Not all parents can afford to use private tutors—nor should they be expected to. But if your teacher suggests it, know that research has shown one-on-one tutoring to be one of the most effective tools for helping students who are behind. Ask if your school provides group tutoring or even individualized tutoring with a specialist, which schools may be offering with the help of federal funding. “There may be additional opportunities for students to be tutored by volunteers and college students,” Dr. Kraft says. Kids can’t hide in a one-on-one setting, and it’ll allow them to focus on building the specific skills they missed.
Last fall, when Melissa LaFreniere saw her 11-year-old daughter struggling to finish her math homework, she used the family’s stimulus check to hire a tutor through Sylvan Learning. The tutor helped her fifth-grader solidify the skills—some dating back to third grade—that she needed to catch up with her class. “She’s in a much better place now,” says LaFreniere, a mom of two in Grand Rapids, Michigan.
Remember the big picture.
As much as Alyssa Hanada worried that her third-grader had fallen behind in math last year, she was even more concerned that he was missing out on interacting with other students and making new friends. “School is more than just academics,” she says.

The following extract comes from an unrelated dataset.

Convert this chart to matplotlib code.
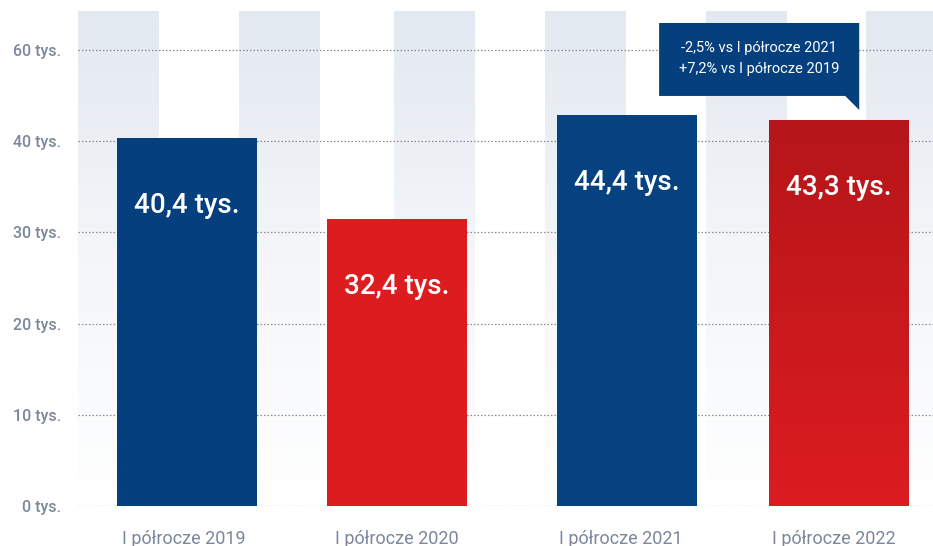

Now that kids are back in school, relish the time they’ll have to connect with peers, learn to take turns, speak in front of an audience, and work together on a project—all the elements that are now possible because they’re together in person. “We’ve come together as a community and have weathered a once-in-a-century pandemic,” Dr. Kraft says. “Let’s celebrate all that we’ve survived and support those who need the most support.”
Students with learning disabilities or special needs were disproportionately affected by the pandemic. Jamie Davis Smith, a mom of four in Washington, D.C., worries that she lost valuable time helping her 6-year-old son, who’d been diagnosed with dyslexia during the pandemic but couldn’t get the proper support. “The message to parents has been, ‘Everybody is in the same boat,’ but we’re not.”
Most schools struggled to offer support services during the past year, and it has exacerbated inequities that were already hurting students of color with disabilities, according to a national analysis by The Civil Rights Project at UCLA.
Now that students are back in school, it’s an opportunity to revisit your child’s individualized education program—and work with their teachers and special-education specialists to identify the support your student needs.
An influx of federal funding is expected to provide schools with more resources, and some may have already begun using it by offering summer school. Heather Clarke, a disability advocate and adjunct professor of education at The City University of New York, encourages parents to band together to advocate that schools use those funds to adequately provide support for students with disabilities or special needs—services that are mandated by law. “These are things that students need to thrive and that directly affect them both inside and outside the classroom.”